_Given instruction_
From the first line of the listing below, retype each line up to and including the one with "80, 90, 100];"; pictures stay out.

_Data section_

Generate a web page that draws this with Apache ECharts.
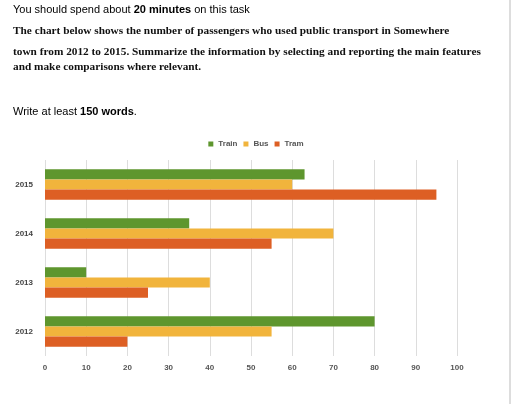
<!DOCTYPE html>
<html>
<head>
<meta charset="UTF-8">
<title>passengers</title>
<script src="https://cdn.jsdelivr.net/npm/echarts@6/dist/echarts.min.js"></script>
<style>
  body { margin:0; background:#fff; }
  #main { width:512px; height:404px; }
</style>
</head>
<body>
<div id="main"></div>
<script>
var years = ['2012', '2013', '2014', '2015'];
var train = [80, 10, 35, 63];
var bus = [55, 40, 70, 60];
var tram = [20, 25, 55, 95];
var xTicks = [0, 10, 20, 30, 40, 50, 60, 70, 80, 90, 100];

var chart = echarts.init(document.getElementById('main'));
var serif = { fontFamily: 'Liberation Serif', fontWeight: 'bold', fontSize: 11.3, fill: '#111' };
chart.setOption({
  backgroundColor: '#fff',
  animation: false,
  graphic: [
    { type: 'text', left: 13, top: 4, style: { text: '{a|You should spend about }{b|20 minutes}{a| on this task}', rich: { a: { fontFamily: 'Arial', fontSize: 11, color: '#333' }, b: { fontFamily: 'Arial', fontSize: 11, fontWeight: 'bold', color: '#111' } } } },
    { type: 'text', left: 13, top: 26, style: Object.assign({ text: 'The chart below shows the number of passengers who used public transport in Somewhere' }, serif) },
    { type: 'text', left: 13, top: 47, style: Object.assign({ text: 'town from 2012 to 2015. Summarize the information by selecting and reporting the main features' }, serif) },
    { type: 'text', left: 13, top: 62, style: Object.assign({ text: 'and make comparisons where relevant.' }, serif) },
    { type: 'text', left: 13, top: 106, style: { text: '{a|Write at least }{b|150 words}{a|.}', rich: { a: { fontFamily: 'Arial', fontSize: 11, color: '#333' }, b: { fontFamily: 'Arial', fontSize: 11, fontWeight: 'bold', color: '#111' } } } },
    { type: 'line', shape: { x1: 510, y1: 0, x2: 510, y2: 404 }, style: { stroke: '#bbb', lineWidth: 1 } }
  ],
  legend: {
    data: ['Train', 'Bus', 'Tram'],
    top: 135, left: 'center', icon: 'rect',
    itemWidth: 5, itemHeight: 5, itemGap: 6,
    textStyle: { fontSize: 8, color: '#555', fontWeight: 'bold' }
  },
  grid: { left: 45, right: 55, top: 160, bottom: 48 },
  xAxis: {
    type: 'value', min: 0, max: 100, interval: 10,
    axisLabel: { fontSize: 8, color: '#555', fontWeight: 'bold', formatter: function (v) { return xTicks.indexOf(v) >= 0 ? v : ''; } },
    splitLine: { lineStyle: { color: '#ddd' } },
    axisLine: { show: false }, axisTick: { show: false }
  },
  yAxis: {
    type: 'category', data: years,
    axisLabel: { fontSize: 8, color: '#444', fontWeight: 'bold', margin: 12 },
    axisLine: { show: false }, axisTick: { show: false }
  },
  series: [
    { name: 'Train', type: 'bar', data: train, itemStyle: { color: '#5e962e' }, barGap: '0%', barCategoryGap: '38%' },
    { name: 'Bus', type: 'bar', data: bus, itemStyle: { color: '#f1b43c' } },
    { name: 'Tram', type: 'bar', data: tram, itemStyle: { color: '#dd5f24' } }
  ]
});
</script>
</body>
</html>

_Final result_
Generate a web page that draws this with Apache ECharts.
<!DOCTYPE html>
<html>
<head>
<meta charset="UTF-8">
<title>passengers</title>
<script src="https://cdn.jsdelivr.net/npm/echarts@6/dist/echarts.min.js"></script>
<style>
  body { margin:0; background:#fff; }
  #main { width:512px; height:404px; }
</style>
</head>
<body>
<div id="main"></div>
<script>
var years = ['2012', '2013', '2014', '2015'];
var train = [80, 10, 35, 63];
var bus = [55, 40, 70, 60];
var tram = [20, 25, 55, 95];
var xTicks = [0, 10, 20, 30, 40, 50, 60, 70, 80, 90, 100];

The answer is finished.